→ **Description of the task**: Extract the full listing verbatim and drop any pictures from your copy.
-*-*-
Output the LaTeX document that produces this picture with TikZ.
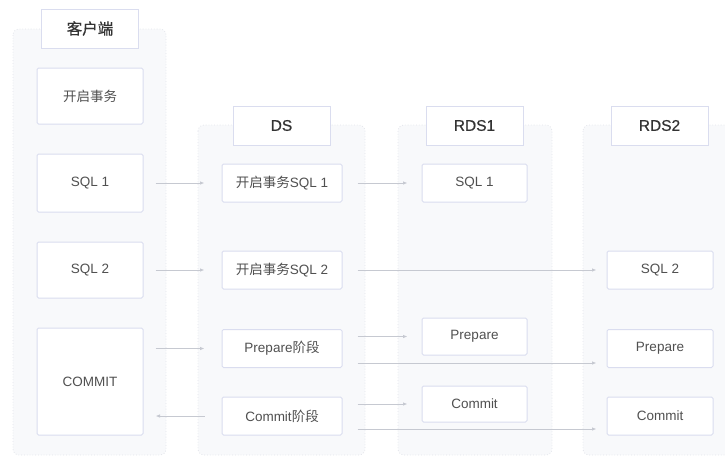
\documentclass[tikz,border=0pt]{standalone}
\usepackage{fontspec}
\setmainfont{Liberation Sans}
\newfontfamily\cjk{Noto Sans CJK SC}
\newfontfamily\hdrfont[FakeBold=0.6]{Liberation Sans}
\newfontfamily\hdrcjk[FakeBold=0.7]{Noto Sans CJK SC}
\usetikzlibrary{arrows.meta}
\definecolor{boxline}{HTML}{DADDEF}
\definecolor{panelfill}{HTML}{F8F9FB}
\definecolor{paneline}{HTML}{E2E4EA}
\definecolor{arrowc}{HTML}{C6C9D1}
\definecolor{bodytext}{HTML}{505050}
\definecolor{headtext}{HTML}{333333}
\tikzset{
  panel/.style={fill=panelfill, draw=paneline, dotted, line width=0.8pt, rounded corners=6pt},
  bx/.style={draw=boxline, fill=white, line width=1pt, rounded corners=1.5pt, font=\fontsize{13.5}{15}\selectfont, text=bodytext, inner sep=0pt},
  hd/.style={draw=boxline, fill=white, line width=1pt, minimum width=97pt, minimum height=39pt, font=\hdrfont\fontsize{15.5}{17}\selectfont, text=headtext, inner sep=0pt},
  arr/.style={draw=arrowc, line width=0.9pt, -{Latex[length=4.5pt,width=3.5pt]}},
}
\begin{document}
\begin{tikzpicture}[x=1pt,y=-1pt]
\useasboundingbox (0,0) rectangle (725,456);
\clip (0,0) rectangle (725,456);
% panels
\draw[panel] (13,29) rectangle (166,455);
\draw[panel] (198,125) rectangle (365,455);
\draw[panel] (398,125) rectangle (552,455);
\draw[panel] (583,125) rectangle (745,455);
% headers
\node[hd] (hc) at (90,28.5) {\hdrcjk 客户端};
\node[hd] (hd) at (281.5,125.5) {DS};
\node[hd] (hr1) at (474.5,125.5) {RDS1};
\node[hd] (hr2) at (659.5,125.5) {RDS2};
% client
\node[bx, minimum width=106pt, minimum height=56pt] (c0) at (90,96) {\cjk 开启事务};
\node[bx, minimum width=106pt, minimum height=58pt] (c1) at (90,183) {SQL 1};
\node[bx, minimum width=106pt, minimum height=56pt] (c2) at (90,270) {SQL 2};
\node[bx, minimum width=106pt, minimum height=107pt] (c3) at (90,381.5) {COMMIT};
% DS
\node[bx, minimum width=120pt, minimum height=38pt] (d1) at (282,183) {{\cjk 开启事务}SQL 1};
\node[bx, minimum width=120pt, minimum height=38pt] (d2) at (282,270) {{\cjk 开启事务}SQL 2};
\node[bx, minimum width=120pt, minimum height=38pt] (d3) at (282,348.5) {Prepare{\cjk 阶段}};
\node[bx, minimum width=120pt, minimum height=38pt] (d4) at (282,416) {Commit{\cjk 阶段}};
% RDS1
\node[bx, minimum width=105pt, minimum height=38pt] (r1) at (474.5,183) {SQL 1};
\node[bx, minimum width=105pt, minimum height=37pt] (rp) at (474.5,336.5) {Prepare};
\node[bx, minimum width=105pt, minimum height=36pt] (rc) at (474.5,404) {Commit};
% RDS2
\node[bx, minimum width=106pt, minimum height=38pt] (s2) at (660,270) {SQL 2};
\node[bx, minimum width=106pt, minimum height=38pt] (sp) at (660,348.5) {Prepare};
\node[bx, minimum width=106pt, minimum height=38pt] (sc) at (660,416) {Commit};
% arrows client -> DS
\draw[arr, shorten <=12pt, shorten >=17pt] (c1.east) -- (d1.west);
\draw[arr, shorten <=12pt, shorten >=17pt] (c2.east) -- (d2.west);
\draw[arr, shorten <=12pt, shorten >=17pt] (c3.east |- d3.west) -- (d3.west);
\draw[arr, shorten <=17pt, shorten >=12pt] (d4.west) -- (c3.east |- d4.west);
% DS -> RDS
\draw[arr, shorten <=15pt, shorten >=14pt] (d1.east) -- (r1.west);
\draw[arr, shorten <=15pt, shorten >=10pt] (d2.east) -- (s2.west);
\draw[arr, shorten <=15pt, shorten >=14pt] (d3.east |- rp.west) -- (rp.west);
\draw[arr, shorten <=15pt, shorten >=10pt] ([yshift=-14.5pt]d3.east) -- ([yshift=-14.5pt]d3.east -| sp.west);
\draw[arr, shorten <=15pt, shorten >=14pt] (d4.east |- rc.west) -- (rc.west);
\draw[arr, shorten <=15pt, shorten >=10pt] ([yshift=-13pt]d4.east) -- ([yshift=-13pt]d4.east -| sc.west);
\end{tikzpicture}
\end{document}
-*-*-
→ **Answer to this problem**:
Output the LaTeX document that produces this picture with TikZ.
\documentclass[tikz,border=0pt]{standalone}
\usepackage{fontspec}
\setmainfont{Liberation Sans}
\newfontfamily\cjk{Noto Sans CJK SC}
\newfontfamily\hdrfont[FakeBold=0.6]{Liberation Sans}
\newfontfamily\hdrcjk[FakeBold=0.7]{Noto Sans CJK SC}
\usetikzlibrary{arrows.meta}
\definecolor{boxline}{HTML}{DADDEF}
\definecolor{panelfill}{HTML}{F8F9FB}
\definecolor{paneline}{HTML}{E2E4EA}
\definecolor{arrowc}{HTML}{C6C9D1}
\definecolor{bodytext}{HTML}{505050}
\definecolor{headtext}{HTML}{333333}
\tikzset{
  panel/.style={fill=panelfill, draw=paneline, dotted, line width=0.8pt, rounded corners=6pt},
  bx/.style={draw=boxline, fill=white, line width=1pt, rounded corners=1.5pt, font=\fontsize{13.5}{15}\selectfont, text=bodytext, inner sep=0pt},
  hd/.style={draw=boxline, fill=white, line width=1pt, minimum width=97pt, minimum height=39pt, font=\hdrfont\fontsize{15.5}{17}\selectfont, text=headtext, inner sep=0pt},
  arr/.style={draw=arrowc, line width=0.9pt, -{Latex[length=4.5pt,width=3.5pt]}},
}
\begin{document}
\begin{tikzpicture}[x=1pt,y=-1pt]
\useasboundingbox (0,0) rectangle (725,456);
\clip (0,0) rectangle (725,456);
% panels
\draw[panel] (13,29) rectangle (166,455);
\draw[panel] (198,125) rectangle (365,455);
\draw[panel] (398,125) rectangle (552,455);
\draw[panel] (583,125) rectangle (745,455);
% headers
\node[hd] (hc) at (90,28.5) {\hdrcjk 客户端};
\node[hd] (hd) at (281.5,125.5) {DS};
\node[hd] (hr1) at (474.5,125.5) {RDS1};
\node[hd] (hr2) at (659.5,125.5) {RDS2};
% client
\node[bx, minimum width=106pt, minimum height=56pt] (c0) at (90,96) {\cjk 开启事务};
\node[bx, minimum width=106pt, minimum height=58pt] (c1) at (90,183) {SQL 1};
\node[bx, minimum width=106pt, minimum height=56pt] (c2) at (90,270) {SQL 2};
\node[bx, minimum width=106pt, minimum height=107pt] (c3) at (90,381.5) {COMMIT};
% DS
\node[bx, minimum width=120pt, minimum height=38pt] (d1) at (282,183) {{\cjk 开启事务}SQL 1};
\node[bx, minimum width=120pt, minimum height=38pt] (d2) at (282,270) {{\cjk 开启事务}SQL 2};
\node[bx, minimum width=120pt, minimum height=38pt] (d3) at (282,348.5) {Prepare{\cjk 阶段}};
\node[bx, minimum width=120pt, minimum height=38pt] (d4) at (282,416) {Commit{\cjk 阶段}};
% RDS1
\node[bx, minimum width=105pt, minimum height=38pt] (r1) at (474.5,183) {SQL 1};
\node[bx, minimum width=105pt, minimum height=37pt] (rp) at (474.5,336.5) {Prepare};
\node[bx, minimum width=105pt, minimum height=36pt] (rc) at (474.5,404) {Commit};
% RDS2
\node[bx, minimum width=106pt, minimum height=38pt] (s2) at (660,270) {SQL 2};
\node[bx, minimum width=106pt, minimum height=38pt] (sp) at (660,348.5) {Prepare};
\node[bx, minimum width=106pt, minimum height=38pt] (sc) at (660,416) {Commit};
% arrows client -> DS
\draw[arr, shorten <=12pt, shorten >=17pt] (c1.east) -- (d1.west);
\draw[arr, shorten <=12pt, shorten >=17pt] (c2.east) -- (d2.west);
\draw[arr, shorten <=12pt, shorten >=17pt] (c3.east |- d3.west) -- (d3.west);
\draw[arr, shorten <=17pt, shorten >=12pt] (d4.west) -- (c3.east |- d4.west);
% DS -> RDS
\draw[arr, shorten <=15pt, shorten >=14pt] (d1.east) -- (r1.west);
\draw[arr, shorten <=15pt, shorten >=10pt] (d2.east) -- (s2.west);
\draw[arr, shorten <=15pt, shorten >=14pt] (d3.east |- rp.west) -- (rp.west);
\draw[arr, shorten <=15pt, shorten >=10pt] ([yshift=-14.5pt]d3.east) -- ([yshift=-14.5pt]d3.east -| sp.west);
\draw[arr, shorten <=15pt, shorten >=14pt] (d4.east |- rc.west) -- (rc.west);
\draw[arr, shorten <=15pt, shorten >=10pt] ([yshift=-13pt]d4.east) -- ([yshift=-13pt]d4.east -| sc.west);
\end{tikzpicture}
\end{document}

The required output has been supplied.